Bandung
11:25 PM
- Ahmada Reynand Faeyza-
Empat bulan pernikahan, semuanya berjalan dengan baik, dan ku harap akan selalu baik. Ayyara juga sekarang tengah di sibukkan dengan pekerjaannya, hingga beberapa kali kami harus menginap di rumah sekaligus tempat kerja Ayyara. Aku memaklumi dia yang ingin bekerja secara profesional dan juga bekerja semaksimal mungkin.
Aku tidak akan memebatasi ruang Ayyara untuk bergerak. Ayyara menyukai pekerjaannya dan semua rutinitas yang ia lakukan akhir-akhir ini, termasuk mengikuti kegiatan kelompok ibu-ibu kompleks seperti pengajian, arisan, dan kegiatan sosial lainnya.
“Mas, pulangnya bisa belanja bulanan dulu gak? Aku ada pengajian sore ini soalnya.” Ayyara berjalan kearah ku sambil membetulkan ikatan rambutntya.
Banyak yang berubah dalam empat bulan ini, salah satunya panggilan Ayyara kepada ku. Aku harus berterimakasih kepada mbak Vina yang mengomeli Ayyara karena memanggil suaminya dengan Nama saja tanpa embel-embel ‘mas’ di depannyya. Awalnya Ayyara geli memanggil itu, tapi sepertinya dia sudah terbiasa sekarang.
“Daftar belanjaannya ada yang nambah gak? Atau ada yang di kurangin?” Tanyaku `
“Oh iya, hampir lupa aku. Beli buat bahan kue ya, soalnya minggu depan arisannya giliran di rumah kita.” Ayyara membawa kertas berisi daftar belanjaan yang hampir bisa ku hafal semuanya. “Ini, terigu, telor belinya di tambah, sama minyak goreng juga.”
“Ya udah, aku berangkat ya.” Ayyara mencium punggung tanganku lalu aku yang mengecup keningnya cukup lama.
Mbak Vina juga tidak hanya mengomeli Ayyara saja, dia juga mengomeli ku karena aku yang menggunakan kata ‘saya’ untuk menunjuk diri sendiri. Kakak ipar ku yang satu itu memang apabila sudah bertitah maka tak bisa di bantah.
Mengingat semua hal dalam empat bulan yang sudah kami lalui, memang ada sedikit pertengkaran kecil. Seperti Ayyara yang marah ketika aku memintanya untuk memindahkan semua peralatan kerjanya ke rumah, tapi Ayyara tidak mau mencampur adukkan urusan pekerjaan dan urusan rumah.

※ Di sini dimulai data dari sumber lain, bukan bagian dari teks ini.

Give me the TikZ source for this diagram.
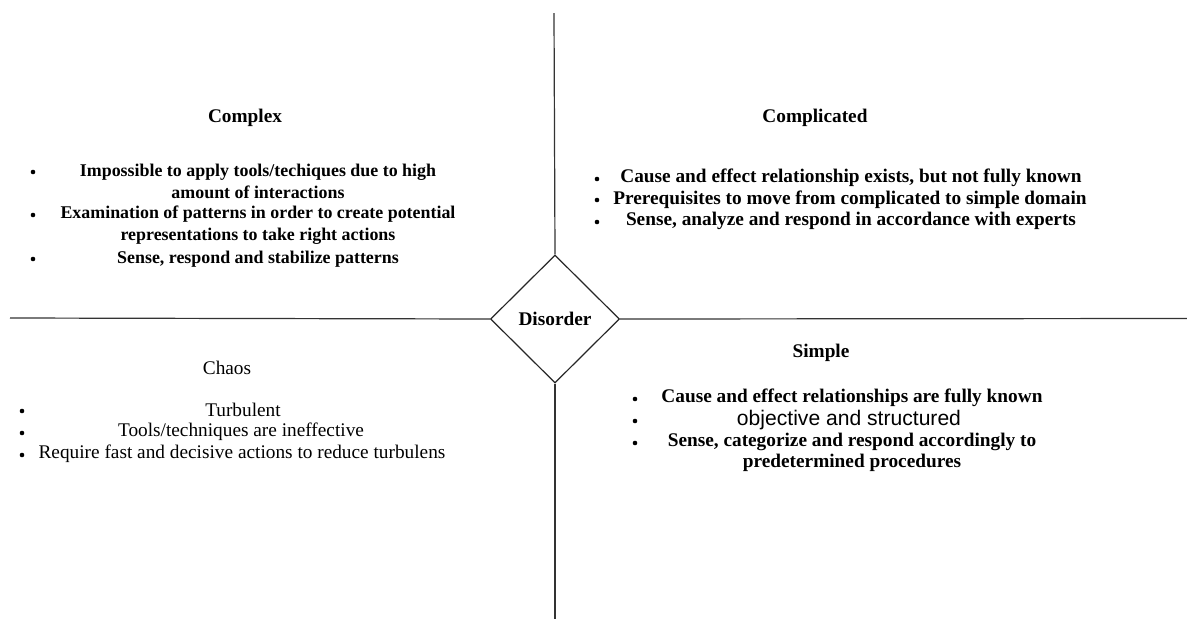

Maka aku mengalah ketika dia mendiamkan ku dua hari dan membiarkannya bekerja di rumahnya yang dulu. Walau memang jarak antara rumah kami dan rumahnya yang dulu tidak terlalu jauh, tapi aku khawatir jika dia kelelahan dan masih harus mengurus rumah, memasak dan lain sebagainya.

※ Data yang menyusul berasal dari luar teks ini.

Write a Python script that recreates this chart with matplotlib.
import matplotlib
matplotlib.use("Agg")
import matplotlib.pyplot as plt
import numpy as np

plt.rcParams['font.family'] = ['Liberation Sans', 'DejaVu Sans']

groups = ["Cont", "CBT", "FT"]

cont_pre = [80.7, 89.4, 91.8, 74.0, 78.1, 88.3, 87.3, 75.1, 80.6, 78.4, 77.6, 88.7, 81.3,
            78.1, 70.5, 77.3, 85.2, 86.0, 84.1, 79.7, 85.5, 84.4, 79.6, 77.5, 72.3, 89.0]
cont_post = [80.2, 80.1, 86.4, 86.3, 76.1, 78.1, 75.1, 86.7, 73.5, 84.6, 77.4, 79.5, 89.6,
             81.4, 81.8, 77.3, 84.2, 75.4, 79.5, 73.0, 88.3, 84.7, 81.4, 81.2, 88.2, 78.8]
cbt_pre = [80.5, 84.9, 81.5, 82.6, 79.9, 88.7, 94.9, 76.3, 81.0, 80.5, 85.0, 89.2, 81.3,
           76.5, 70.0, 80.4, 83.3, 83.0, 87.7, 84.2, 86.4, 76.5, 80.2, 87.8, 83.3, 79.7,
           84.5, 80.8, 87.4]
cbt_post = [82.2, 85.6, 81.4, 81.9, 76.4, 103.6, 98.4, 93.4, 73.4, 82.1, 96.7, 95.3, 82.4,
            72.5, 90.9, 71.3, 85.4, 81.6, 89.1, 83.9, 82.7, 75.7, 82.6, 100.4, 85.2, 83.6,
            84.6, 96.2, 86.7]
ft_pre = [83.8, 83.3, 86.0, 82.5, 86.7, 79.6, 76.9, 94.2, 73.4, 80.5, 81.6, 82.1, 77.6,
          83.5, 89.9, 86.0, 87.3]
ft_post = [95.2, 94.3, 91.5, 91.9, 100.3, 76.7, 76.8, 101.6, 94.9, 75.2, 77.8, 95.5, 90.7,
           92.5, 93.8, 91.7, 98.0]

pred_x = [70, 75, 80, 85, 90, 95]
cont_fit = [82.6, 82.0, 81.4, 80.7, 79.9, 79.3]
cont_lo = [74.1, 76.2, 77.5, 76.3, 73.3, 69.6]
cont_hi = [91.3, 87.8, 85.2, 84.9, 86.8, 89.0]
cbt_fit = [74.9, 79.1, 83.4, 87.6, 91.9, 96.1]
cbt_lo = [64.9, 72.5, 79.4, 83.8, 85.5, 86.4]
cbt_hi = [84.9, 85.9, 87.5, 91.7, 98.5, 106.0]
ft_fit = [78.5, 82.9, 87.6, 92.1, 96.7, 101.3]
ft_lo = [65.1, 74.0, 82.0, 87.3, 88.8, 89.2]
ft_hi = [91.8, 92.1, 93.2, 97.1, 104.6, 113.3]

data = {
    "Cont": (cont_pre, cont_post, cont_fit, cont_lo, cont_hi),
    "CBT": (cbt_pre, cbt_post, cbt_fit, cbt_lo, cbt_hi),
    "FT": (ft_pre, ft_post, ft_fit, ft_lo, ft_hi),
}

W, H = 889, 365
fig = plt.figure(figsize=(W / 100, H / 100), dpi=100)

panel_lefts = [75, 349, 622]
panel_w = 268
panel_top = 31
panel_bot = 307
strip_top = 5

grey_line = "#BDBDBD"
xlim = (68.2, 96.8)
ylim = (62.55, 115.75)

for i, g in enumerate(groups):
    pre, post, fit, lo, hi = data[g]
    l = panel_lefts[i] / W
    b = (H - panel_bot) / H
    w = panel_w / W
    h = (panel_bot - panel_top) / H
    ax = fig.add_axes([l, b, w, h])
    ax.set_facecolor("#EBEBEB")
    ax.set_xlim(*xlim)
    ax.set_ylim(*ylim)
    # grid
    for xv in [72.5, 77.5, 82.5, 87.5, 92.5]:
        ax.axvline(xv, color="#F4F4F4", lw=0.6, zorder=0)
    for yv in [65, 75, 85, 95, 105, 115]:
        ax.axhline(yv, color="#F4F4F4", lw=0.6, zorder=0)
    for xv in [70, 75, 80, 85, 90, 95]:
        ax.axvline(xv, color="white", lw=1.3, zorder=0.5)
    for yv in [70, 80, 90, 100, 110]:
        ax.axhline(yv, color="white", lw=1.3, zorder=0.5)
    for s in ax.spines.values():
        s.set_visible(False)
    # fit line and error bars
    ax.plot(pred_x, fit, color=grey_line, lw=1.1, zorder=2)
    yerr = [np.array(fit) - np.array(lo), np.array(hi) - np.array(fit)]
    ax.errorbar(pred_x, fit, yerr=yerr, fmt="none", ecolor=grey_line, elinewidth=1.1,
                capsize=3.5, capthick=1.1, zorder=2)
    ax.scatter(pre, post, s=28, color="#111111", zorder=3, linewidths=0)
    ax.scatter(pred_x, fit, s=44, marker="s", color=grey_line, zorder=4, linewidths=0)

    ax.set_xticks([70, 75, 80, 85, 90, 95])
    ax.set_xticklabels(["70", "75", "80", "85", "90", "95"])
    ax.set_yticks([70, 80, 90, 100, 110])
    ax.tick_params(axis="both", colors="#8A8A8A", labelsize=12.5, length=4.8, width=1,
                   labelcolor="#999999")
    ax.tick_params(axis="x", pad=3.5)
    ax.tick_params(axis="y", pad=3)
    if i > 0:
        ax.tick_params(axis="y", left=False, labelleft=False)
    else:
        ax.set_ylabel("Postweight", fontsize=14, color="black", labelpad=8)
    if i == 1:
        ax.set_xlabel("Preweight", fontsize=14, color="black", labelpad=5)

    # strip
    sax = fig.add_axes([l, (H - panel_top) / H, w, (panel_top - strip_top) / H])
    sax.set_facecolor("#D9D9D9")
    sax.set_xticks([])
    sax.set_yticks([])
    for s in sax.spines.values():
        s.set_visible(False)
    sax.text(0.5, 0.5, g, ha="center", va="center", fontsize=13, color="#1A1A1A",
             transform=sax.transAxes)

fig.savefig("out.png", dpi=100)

Juga jangan lupa ketika Ayyara marah ketika aku ingin mempekerjakan satu asisten rumah tangga, dia bersikeras untuk mengurus semuanya sendiri, termasuk semua kebutuhan ku. Lagi, aku mengalah, karena Ayyara bilang dia menyukai semua aktivitasnya ini. aku tahu dia memang selalu mengerjakan semuanya sendiri, mungkin itu sudah menjadi kebiasaannya sedari dulu, aku harus memahami semua itu.
*-*
Sepulangnya dari klinik, aku bergegas menuju supermarket untuk membeli semua daftar belanjaan yang telah Ayyara berikan. Aku membeli peralatan mandi, kebutuhan Ayyara, sayur, buah, bumbu-bumbu dapur, daging, ikan dan bahan-bahan kue yang jangan sampai terlupakan.
Setelah ku rasa semua sudah lengkap aku membawa semua belanjaan itu ke kasir untuk membayarnya. Ketika hendak menuju parkiran, aku berpapasan dengan Kala. Penampilannya jauh dari seperti terakhir kami bertemu, rambutnya yang memenjang di ikatnya dengan satu kuciran.
“Mada.” Panggil Kala.
“Apa kabar Kal?” Tanya ku sambil menyalami nya.
Dia hanya mengangguk sebagai jawaban dari pertanyaan ku. Dia menggaruk tengkuknya yang tak gatal. “Hmm, bisa bicara sebentar?”